Он набросил на плечи рубашку, не заправляя ее за пояс брюк, сунул ноги в кроссовки и остановился в нерешительности. Шум наверху внезапно стих, сменившись невнятным бормотанием. Юрию пришло в голову, что в восемнадцатой квартире вполне могла случиться обыкновенная пьяная драка. В таком случае его появление у соседей действительно выглядело бы верхом глупости. Что он скажет? “Ребята, вы мешаете мне спать”? Смешно, ей-Богу… Тем более что спать ему больше никто не мешал – ложись и спи на здоровье… Даже если наверху кого-то убивали, то убийство уже произошло, и теперь его вмешательство ничего не могло изменить.
Юрий закурил и вышел в прихожую, напряженно вслушиваясь в тишину на лестничной площадке. Никто не спускался вниз по лестнице, торопливо и воровато шаркая подошвами по бетону и пыхтя под тяжестью награбленного, зато наверху, прямо над головой Юрия, снова принялись расхаживать, ступая уверенно и тяжело, скрипя рассохшимся полом и о чем-то разговаривая. Слов, конечно, было не разобрать, но тон был довольно спокойным, и Юрий решил, что инцидент исчерпан. В тот момент, когда он уже собирался вернуться в постель и уснуть, наверху опять закричали. Это был отчаянный вопль животного, и Юрий сам не заметил, как оказался на лестничной площадке.
Его больше не терзали сомнения. Когда-то давно отец, всегда говоривший с Юрием как с равным, объяснил ему, что лучше чувствовать себя смешным, чем подлым. Это произошло в разгар войны, которую Юрий в одиночку вел с половиной класса. Вторая половина молчаливо наблюдала за бесконечной серией драк в полной уверенности, что Филарет окончательно свихнулся. Причиной этих военных действий был жирный очкарик с кроличьей физиономией и удивительно подходившей к его облику фамилией Ползун. Ползуна не изводил только ленивый, и Филарет был единственным человеком, который за него заступался. Ползун не вызывал у него ни малейшей симпатии. Он был похож на огромную белую личинку какого-нибудь экзотического насекомого – большой, дряблый, безответный, постоянно занятый вырезанием из палочек от мороженого крошечных ружей и пистолетов и хранивший свои поделки в круглых пластмассовых коробочках с прозрачным верхом.

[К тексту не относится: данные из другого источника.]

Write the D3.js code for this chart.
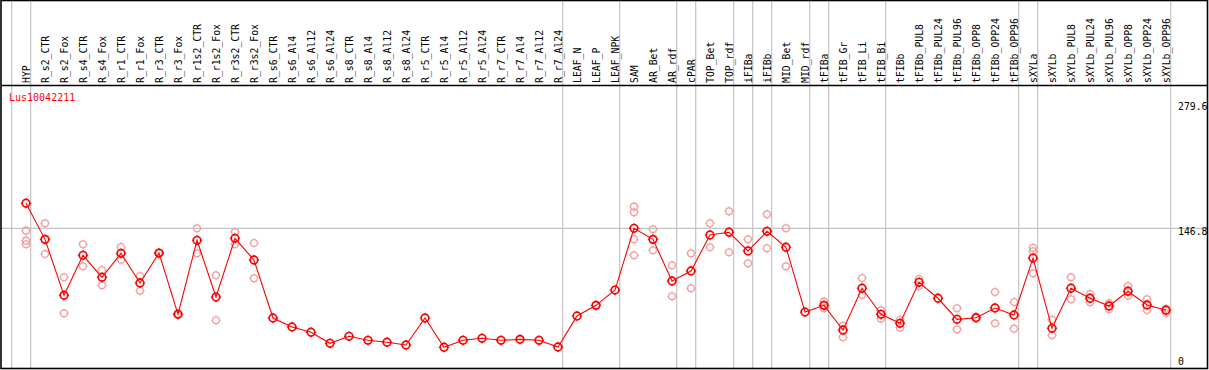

Это было единственное дело, к которому у него имелась видимая склонность, и подобное хобби, конечно же, не могло снискать ему ни популярности, ни уважения. В глубине души Юрий презирал Ползуна за глупость, отталкивающий внешний вид и тупую животную покорность, с которой тот сносил бесконечные издевательства. Заступаясь за него, Филарет чувствовал, что каким-то непостижимым образом становится с ним на одну доску, а это было неприятно. Даже неразлучный Цыба, всегда находивший надежное укрытие за широкими плечами Филарета, был не в состоянии понять, что заставляет Юрия мчаться через всю школу на затравленный заячий крик Ползуна и в тысячный раз ввязываться в жестокую драку. Хуже того, Юрий и сам не мог этого понять, действуя скорее рефлекторно, чем повинуясь голосу рассудка. У него была физическая потребность защищать слабого. В рыцарских романах в роли слабого обычно выступала прекрасная дама, а не трясущийся, весь в жировых складках очкарик, на которого было неприятно смотреть. В очередной раз явившись домой с фонарем под глазом и в разодранном пиджаке, он поделился своими сомнениями с отцом. Тот, как всегда, понял Юрия с полуслова и спокойно объяснил ему, что быть смешным и непонятым совсем не страшно.